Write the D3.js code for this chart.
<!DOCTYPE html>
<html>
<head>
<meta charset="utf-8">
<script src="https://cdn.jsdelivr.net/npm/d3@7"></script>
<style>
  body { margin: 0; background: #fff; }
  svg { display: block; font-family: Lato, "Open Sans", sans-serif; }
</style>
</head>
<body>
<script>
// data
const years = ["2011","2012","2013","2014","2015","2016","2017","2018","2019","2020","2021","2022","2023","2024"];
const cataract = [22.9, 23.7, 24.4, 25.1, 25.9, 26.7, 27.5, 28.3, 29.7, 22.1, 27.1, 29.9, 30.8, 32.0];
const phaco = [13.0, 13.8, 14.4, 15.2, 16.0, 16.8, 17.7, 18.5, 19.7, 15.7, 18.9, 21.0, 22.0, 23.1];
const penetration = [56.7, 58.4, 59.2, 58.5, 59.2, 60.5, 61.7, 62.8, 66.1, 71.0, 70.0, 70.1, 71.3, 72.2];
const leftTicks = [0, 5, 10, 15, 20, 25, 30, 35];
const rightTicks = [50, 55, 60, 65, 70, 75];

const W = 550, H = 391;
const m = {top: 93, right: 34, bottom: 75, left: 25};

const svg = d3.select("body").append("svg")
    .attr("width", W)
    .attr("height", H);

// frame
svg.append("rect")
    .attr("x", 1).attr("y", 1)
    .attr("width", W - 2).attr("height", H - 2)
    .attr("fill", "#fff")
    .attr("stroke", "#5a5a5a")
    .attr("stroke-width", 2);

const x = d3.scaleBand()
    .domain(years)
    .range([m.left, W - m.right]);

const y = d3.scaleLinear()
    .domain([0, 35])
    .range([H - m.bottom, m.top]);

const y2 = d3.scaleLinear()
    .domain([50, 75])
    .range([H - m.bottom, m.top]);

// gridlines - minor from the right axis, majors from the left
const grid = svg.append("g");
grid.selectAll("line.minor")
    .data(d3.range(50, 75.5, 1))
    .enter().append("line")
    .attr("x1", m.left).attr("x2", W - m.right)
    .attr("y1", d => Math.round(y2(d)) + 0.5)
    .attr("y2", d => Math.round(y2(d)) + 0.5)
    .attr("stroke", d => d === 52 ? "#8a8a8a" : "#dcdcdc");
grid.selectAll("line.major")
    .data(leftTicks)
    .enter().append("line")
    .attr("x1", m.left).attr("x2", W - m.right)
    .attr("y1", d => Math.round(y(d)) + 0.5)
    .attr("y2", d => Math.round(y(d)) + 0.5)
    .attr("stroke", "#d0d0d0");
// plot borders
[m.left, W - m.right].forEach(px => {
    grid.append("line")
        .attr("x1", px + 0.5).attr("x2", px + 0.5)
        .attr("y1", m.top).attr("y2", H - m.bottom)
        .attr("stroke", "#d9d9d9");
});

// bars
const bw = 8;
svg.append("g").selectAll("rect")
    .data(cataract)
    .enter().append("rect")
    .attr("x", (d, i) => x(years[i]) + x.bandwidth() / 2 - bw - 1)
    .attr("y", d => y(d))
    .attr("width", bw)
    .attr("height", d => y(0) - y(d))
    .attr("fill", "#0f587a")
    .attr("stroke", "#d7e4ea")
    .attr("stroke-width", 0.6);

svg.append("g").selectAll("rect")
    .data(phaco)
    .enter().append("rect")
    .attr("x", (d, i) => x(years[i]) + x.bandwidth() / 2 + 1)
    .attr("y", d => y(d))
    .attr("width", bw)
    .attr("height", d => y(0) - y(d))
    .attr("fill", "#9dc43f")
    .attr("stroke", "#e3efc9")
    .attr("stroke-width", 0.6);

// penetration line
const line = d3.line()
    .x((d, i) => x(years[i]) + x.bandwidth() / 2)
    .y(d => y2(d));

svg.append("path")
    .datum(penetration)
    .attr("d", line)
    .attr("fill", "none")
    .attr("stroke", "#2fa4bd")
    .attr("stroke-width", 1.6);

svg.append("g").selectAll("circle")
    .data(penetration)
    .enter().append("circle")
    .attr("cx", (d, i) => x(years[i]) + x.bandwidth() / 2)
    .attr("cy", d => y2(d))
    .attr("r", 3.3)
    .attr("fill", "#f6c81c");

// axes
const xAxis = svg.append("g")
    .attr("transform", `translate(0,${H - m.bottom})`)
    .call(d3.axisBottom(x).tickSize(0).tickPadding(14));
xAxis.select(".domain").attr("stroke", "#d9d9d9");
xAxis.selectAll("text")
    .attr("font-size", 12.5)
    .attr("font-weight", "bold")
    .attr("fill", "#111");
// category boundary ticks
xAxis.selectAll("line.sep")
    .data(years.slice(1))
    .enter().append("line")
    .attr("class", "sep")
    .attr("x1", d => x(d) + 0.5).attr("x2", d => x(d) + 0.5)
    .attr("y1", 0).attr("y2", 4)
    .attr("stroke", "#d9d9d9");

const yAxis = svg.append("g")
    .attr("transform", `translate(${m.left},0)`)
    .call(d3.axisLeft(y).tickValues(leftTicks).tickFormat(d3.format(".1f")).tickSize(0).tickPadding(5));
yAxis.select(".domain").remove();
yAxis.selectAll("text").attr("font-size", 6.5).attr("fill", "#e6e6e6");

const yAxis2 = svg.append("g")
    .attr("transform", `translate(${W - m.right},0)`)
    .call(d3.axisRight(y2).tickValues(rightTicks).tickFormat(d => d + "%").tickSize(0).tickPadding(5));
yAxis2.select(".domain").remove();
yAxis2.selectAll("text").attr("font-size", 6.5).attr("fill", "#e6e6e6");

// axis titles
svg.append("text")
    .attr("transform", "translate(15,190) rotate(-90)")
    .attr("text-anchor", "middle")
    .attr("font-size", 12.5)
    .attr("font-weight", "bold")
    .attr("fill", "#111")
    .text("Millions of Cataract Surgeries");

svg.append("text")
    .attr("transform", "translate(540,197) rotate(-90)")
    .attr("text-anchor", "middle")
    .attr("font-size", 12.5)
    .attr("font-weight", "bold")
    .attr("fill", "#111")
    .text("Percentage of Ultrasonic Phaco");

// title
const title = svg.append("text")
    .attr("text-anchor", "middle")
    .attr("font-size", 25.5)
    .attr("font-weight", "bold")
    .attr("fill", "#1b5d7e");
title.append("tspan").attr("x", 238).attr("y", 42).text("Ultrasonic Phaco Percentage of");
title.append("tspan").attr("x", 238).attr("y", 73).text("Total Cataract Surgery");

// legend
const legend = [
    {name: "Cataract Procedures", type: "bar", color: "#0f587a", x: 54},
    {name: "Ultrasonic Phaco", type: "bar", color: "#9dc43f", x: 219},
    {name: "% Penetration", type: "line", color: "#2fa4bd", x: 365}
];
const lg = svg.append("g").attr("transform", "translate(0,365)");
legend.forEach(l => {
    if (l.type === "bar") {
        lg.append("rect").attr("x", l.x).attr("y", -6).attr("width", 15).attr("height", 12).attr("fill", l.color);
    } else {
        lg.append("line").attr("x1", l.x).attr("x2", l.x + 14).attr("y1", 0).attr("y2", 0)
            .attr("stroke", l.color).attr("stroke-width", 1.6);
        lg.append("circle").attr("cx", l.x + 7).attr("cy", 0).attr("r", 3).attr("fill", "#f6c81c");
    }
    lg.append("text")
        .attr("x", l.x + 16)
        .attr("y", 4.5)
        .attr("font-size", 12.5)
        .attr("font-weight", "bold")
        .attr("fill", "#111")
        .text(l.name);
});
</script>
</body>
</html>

- - -

Reproduce the complete data exactly as presented above.

◆ Finished task:
Write the D3.js code for this chart.
<!DOCTYPE html>
<html>
<head>
<meta charset="utf-8">
<script src="https://cdn.jsdelivr.net/npm/d3@7"></script>
<style>
  body { margin: 0; background: #fff; }
  svg { display: block; font-family: Lato, "Open Sans", sans-serif; }
</style>
</head>
<body>
<script>
// data
const years = ["2011","2012","2013","2014","2015","2016","2017","2018","2019","2020","2021","2022","2023","2024"];
const cataract = [22.9, 23.7, 24.4, 25.1, 25.9, 26.7, 27.5, 28.3, 29.7, 22.1, 27.1, 29.9, 30.8, 32.0];
const phaco = [13.0, 13.8, 14.4, 15.2, 16.0, 16.8, 17.7, 18.5, 19.7, 15.7, 18.9, 21.0, 22.0, 23.1];
const penetration = [56.7, 58.4, 59.2, 58.5, 59.2, 60.5, 61.7, 62.8, 66.1, 71.0, 70.0, 70.1, 71.3, 72.2];
const leftTicks = [0, 5, 10, 15, 20, 25, 30, 35];
const rightTicks = [50, 55, 60, 65, 70, 75];

const W = 550, H = 391;
const m = {top: 93, right: 34, bottom: 75, left: 25};

const svg = d3.select("body").append("svg")
    .attr("width", W)
    .attr("height", H);

// frame
svg.append("rect")
    .attr("x", 1).attr("y", 1)
    .attr("width", W - 2).attr("height", H - 2)
    .attr("fill", "#fff")
    .attr("stroke", "#5a5a5a")
    .attr("stroke-width", 2);

const x = d3.scaleBand()
    .domain(years)
    .range([m.left, W - m.right]);

const y = d3.scaleLinear()
    .domain([0, 35])
    .range([H - m.bottom, m.top]);

const y2 = d3.scaleLinear()
    .domain([50, 75])
    .range([H - m.bottom, m.top]);

// gridlines - minor from the right axis, majors from the left
const grid = svg.append("g");
grid.selectAll("line.minor")
    .data(d3.range(50, 75.5, 1))
    .enter().append("line")
    .attr("x1", m.left).attr("x2", W - m.right)
    .attr("y1", d => Math.round(y2(d)) + 0.5)
    .attr("y2", d => Math.round(y2(d)) + 0.5)
    .attr("stroke", d => d === 52 ? "#8a8a8a" : "#dcdcdc");
grid.selectAll("line.major")
    .data(leftTicks)
    .enter().append("line")
    .attr("x1", m.left).attr("x2", W - m.right)
    .attr("y1", d => Math.round(y(d)) + 0.5)
    .attr("y2", d => Math.round(y(d)) + 0.5)
    .attr("stroke", "#d0d0d0");
// plot borders
[m.left, W - m.right].forEach(px => {
    grid.append("line")
        .attr("x1", px + 0.5).attr("x2", px + 0.5)
        .attr("y1", m.top).attr("y2", H - m.bottom)
        .attr("stroke", "#d9d9d9");
});

// bars
const bw = 8;
svg.append("g").selectAll("rect")
    .data(cataract)
    .enter().append("rect")
    .attr("x", (d, i) => x(years[i]) + x.bandwidth() / 2 - bw - 1)
    .attr("y", d => y(d))
    .attr("width", bw)
    .attr("height", d => y(0) - y(d))
    .attr("fill", "#0f587a")
    .attr("stroke", "#d7e4ea")
    .attr("stroke-width", 0.6);

svg.append("g").selectAll("rect")
    .data(phaco)
    .enter().append("rect")
    .attr("x", (d, i) => x(years[i]) + x.bandwidth() / 2 + 1)
    .attr("y", d => y(d))
    .attr("width", bw)
    .attr("height", d => y(0) - y(d))
    .attr("fill", "#9dc43f")
    .attr("stroke", "#e3efc9")
    .attr("stroke-width", 0.6);

// penetration line
const line = d3.line()
    .x((d, i) => x(years[i]) + x.bandwidth() / 2)
    .y(d => y2(d));

svg.append("path")
    .datum(penetration)
    .attr("d", line)
    .attr("fill", "none")
    .attr("stroke", "#2fa4bd")
    .attr("stroke-width", 1.6);

svg.append("g").selectAll("circle")
    .data(penetration)
    .enter().append("circle")
    .attr("cx", (d, i) => x(years[i]) + x.bandwidth() / 2)
    .attr("cy", d => y2(d))
    .attr("r", 3.3)
    .attr("fill", "#f6c81c");

// axes
const xAxis = svg.append("g")
    .attr("transform", `translate(0,${H - m.bottom})`)
    .call(d3.axisBottom(x).tickSize(0).tickPadding(14));
xAxis.select(".domain").attr("stroke", "#d9d9d9");
xAxis.selectAll("text")
    .attr("font-size", 12.5)
    .attr("font-weight", "bold")
    .attr("fill", "#111");
// category boundary ticks
xAxis.selectAll("line.sep")
    .data(years.slice(1))
    .enter().append("line")
    .attr("class", "sep")
    .attr("x1", d => x(d) + 0.5).attr("x2", d => x(d) + 0.5)
    .attr("y1", 0).attr("y2", 4)
    .attr("stroke", "#d9d9d9");

const yAxis = svg.append("g")
    .attr("transform", `translate(${m.left},0)`)
    .call(d3.axisLeft(y).tickValues(leftTicks).tickFormat(d3.format(".1f")).tickSize(0).tickPadding(5));
yAxis.select(".domain").remove();
yAxis.selectAll("text").attr("font-size", 6.5).attr("fill", "#e6e6e6");

const yAxis2 = svg.append("g")
    .attr("transform", `translate(${W - m.right},0)`)
    .call(d3.axisRight(y2).tickValues(rightTicks).tickFormat(d => d + "%").tickSize(0).tickPadding(5));
yAxis2.select(".domain").remove();
yAxis2.selectAll("text").attr("font-size", 6.5).attr("fill", "#e6e6e6");

// axis titles
svg.append("text")
    .attr("transform", "translate(15,190) rotate(-90)")
    .attr("text-anchor", "middle")
    .attr("font-size", 12.5)
    .attr("font-weight", "bold")
    .attr("fill", "#111")
    .text("Millions of Cataract Surgeries");

svg.append("text")
    .attr("transform", "translate(540,197) rotate(-90)")
    .attr("text-anchor", "middle")
    .attr("font-size", 12.5)
    .attr("font-weight", "bold")
    .attr("fill", "#111")
    .text("Percentage of Ultrasonic Phaco");

// title
const title = svg.append("text")
    .attr("text-anchor", "middle")
    .attr("font-size", 25.5)
    .attr("font-weight", "bold")
    .attr("fill", "#1b5d7e");
title.append("tspan").attr("x", 238).attr("y", 42).text("Ultrasonic Phaco Percentage of");
title.append("tspan").attr("x", 238).attr("y", 73).text("Total Cataract Surgery");

// legend
const legend = [
    {name: "Cataract Procedures", type: "bar", color: "#0f587a", x: 54},
    {name: "Ultrasonic Phaco", type: "bar", color: "#9dc43f", x: 219},
    {name: "% Penetration", type: "line", color: "#2fa4bd", x: 365}
];
const lg = svg.append("g").attr("transform", "translate(0,365)");
legend.forEach(l => {
    if (l.type === "bar") {
        lg.append("rect").attr("x", l.x).attr("y", -6).attr("width", 15).attr("height", 12).attr("fill", l.color);
    } else {
        lg.append("line").attr("x1", l.x).attr("x2", l.x + 14).attr("y1", 0).attr("y2", 0)
            .attr("stroke", l.color).attr("stroke-width", 1.6);
        lg.append("circle").attr("cx", l.x + 7).attr("cy", 0).attr("r", 3).attr("fill", "#f6c81c");
    }
    lg.append("text")
        .attr("x", l.x + 16)
        .attr("y", 4.5)
        .attr("font-size", 12.5)
        .attr("font-weight", "bold")
        .attr("fill", "#111")
        .text(l.name);
});
</script>
</body>
</html>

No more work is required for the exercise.